It’s been a while, but I thought I’d write about some of the preparations for Christmas that I have been making.
First and most important, I made the cake about six weeks ago form a recipe that I found on the internet but have never found since. I have adapted it slightly with the fruit content. One of the things I substituted was the glacé cherries. I’m always wary about these because many of them are coloured with cochineal (dried crushed beetles in case you didn’t know)
I haven’t posted the recipe because obviously I haven’t tried it yet and I have to say that it looked a bit dry when it came out of the oven. However, since I made it in plenty of time, it has had a lovely good feed. My Christmas cake traditionally comes with a drink drive warning! The cake needs marzipaning (this weekend I think) and then traditionally the children are let lose with the icing to make their most bizarre creation yet. I’m told it’s to be clangers this year….
Obviously wines and spirits can be a vegan nightmare because the the use of finings (again in case you didn’t know these are made of fish swim bladders and are used to clarify the alcohol) but you may find this site handy to help find vegan wine etc especially things like brandy for your hungry Christmas cake! http://www.veggiewines.co.uk/popularspirits.htm#brandy
Now a vegan Christmas pudding doesn’t need ageing unlike it’s non-vegan cousin, so I’m planning to make mine this weekend and then freeze it. I have been making my own suet free Christmas pudding for almost 20 years, but this will be the first time I make it without eggs. I first made my own one when I was following the Rosemary Conley diet and we found that without the suet it was slightly lighter and we preferred it.
This is the basic recipe
I will substitute my favourite plant based milk (for us it is Koko) and for the eggs I’ll mix up 2 tablespoons of ground flaxseeds and six tablespoons of water.
I have also traditionally made my own suet free mincemeat. Again I started doing this to cut down on the fat consumption but we found we preferred it.
It’s another Rosemary Conley recipe that I have adapted over many years. I can’t find it online, so here goes:
500g cooking apples
900g mixed fruit
2 teaspoons ground ginger
2 teaspoons cinnamon
2 teaspoons of allspice
1 teaspoon mace
1 teaspoon mace
a good amount of freshly grated nutmeg
600ml sweet cider
2 tablespoons of brandy, whisky or rum (I use brandy)
1 orange juice and zest
1 lemon juice and zest
Please note we like our mincemeat lovely and spicy, the original recipe calls for 2 teaspoons of mixed spice.
Peel, core and grate the apples and put into a saucepan with the mixed fruit, spices and cider. Simmer very gently for 20 minutes until it is pulpy and unctious. Turn off the heat and stir in the spirit.

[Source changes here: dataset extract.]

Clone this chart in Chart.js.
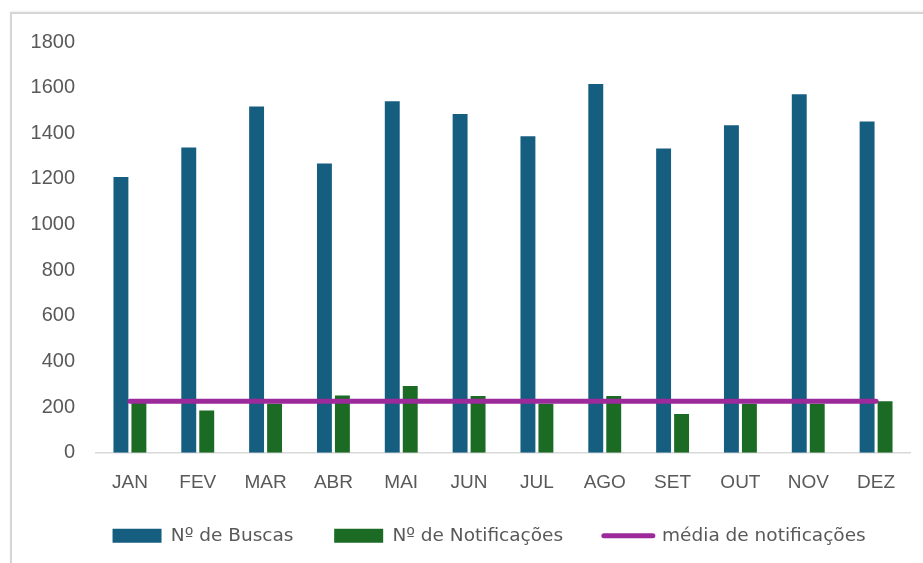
<!DOCTYPE html>
<html>
<head>
<meta charset="utf-8">
<script src="https://cdn.jsdelivr.net/npm/chart.js@4.4.1/dist/chart.umd.min.js"></script>
<style>
  html, body { margin: 0; padding: 0; background: #fff; }
  #wrap { position: relative; width: 923px; height: 563px; overflow: hidden; }
  #frame {
    position: absolute; left: 10px; top: 12px; width: 940px; height: 600px;
    border-top: 2px solid #d6d6d6; border-left: 2px solid #d6d6d6;
    box-shadow: 0 -1px 2px rgba(0,0,0,0.06);
  }
  #chart { position: absolute; left: 0; top: 0; }
</style>
</head>
<body>
<div id="wrap">
  <div id="frame"></div>
  <canvas id="chart" width="923" height="563"></canvas>
</div>
<script>
// months
const meses = ['JAN', 'FEV', 'MAR', 'ABR', 'MAI', 'JUN', 'JUL', 'AGO', 'SET', 'OUT', 'NOV', 'DEZ'];

// series
const buscas = [1208, 1338, 1517, 1267, 1540, 1484, 1387, 1616, 1333, 1435, 1571, 1452];
const notificacoes = [235, 185, 215, 251, 292, 248, 215, 248, 170, 215, 215, 226];
const mediaNotificacoes = [226, 226, 226, 226, 226, 226, 226, 226, 226, 226, 226, 226];

const legendNames = ['Nº de Buscas', 'Nº de Notificações', 'média de notificações'];

const AZUL = '#165e80';
const VERDE = '#1b6b25';
const ROXO = '#9c2a9a';
const TEXTO = '#595959';

// spacing after each legend text (padding also sets the vertical gap, so the room goes here)
const legendGaps = ['\u2003\u2002', '\u2003\u2002', '\u2003\u2002'];

const ctx = document.getElementById('chart').getContext('2d');

new Chart(ctx, {
    type: 'bar',
    data: {
        labels: meses,
        datasets: [
            {
                label: legendNames[0],
                data: buscas,
                backgroundColor: AZUL,
                order: 2,
                barPercentage: 0.83,
                categoryPercentage: 0.53
            },
            {
                label: legendNames[1],
                data: notificacoes,
                backgroundColor: VERDE,
                order: 2,
                barPercentage: 0.83,
                categoryPercentage: 0.53
            },
            {
                type: 'line',
                label: legendNames[2],
                data: mediaNotificacoes,
                borderColor: ROXO,
                backgroundColor: ROXO,
                borderWidth: 5,
                pointRadius: 0,
                borderCapStyle: 'round',
                order: 0
            }
        ]
    },
    options: {
        responsive: false,
        animation: false,
        layout: {
            padding: { left: 28, right: 13, top: 42, bottom: 8 }
        },
        plugins: {
            tooltip: { enabled: false },
            legend: {
                position: 'bottom',
                fullSize: false,
                labels: {
                    color: TEXTO,
                    font: { family: '"DejaVu Sans", sans-serif', size: 18.5 },
                    usePointStyle: true,
                    pointStyleWidth: 49,
                    boxHeight: 14,
                    padding: 13,
                    // keep legend order as in data
                    generateLabels: (chart) => chart.data.datasets.map((ds, i) => ({
                        text: ds.label + legendGaps[i],
                        fillStyle: ds.backgroundColor,
                        strokeStyle: ds.type === 'line' ? ds.borderColor : ds.backgroundColor,
                        lineWidth: ds.type === 'line' ? 5 : 0,
                        lineCap: 'round',
                        pointStyle: ds.type === 'line' ? 'line' : 'rect',
                        fontColor: TEXTO,
                        hidden: false,
                        datasetIndex: i
                    }))
                }
            }
        },
        scales: {
            x: {
                grid: { display: false, drawTicks: false },
                border: { display: true, color: '#d9d9d9', width: 1.5 },
                ticks: {
                    color: TEXTO,
                    font: { family: '"Liberation Sans", Arial, sans-serif', size: 19 },
                    padding: 19
                }
            },
            y: {
                min: 0,
                max: 1800,
                grid: { display: false, drawTicks: false },
                border: { display: false },
                ticks: {
                    stepSize: 200,
                    color: TEXTO,
                    font: { family: '"Liberation Sans", Arial, sans-serif', size: 20 },
                    padding: 21,
                    callback: (v) => String(v)
                },
                // axis box only as wide as label + padding
                afterFit: (scale) => { scale.width = 68; }
            }
        }
    }
});
</script>
</body>
</html>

This can then be put into sterilised jars. It needs to be stored the fridge and will keep for about three months. The original recipe says that once you open a jar you should use it within a week.
Because it isn’t greasy this can be eaten without any further cooking and was the base for our Christmas flavour that we made last year, so stir some into some coconilla for an extra Christmas treat.
Then what to have with the mince pies? For us it’s brandy butter. For the butter we substitute vitalite or pure. It never quite sets (is that all the brandy?) but is lovely. The best way to eat mince pies is to take the lid off warm ones and put some brandy butter in then replace the lid. A bit messy but delish.
So now you know a bit more about the way we eat at Christmas in the Bower household.
I’ll let you know how it all goes, but for now have a merry Yule and Christmas!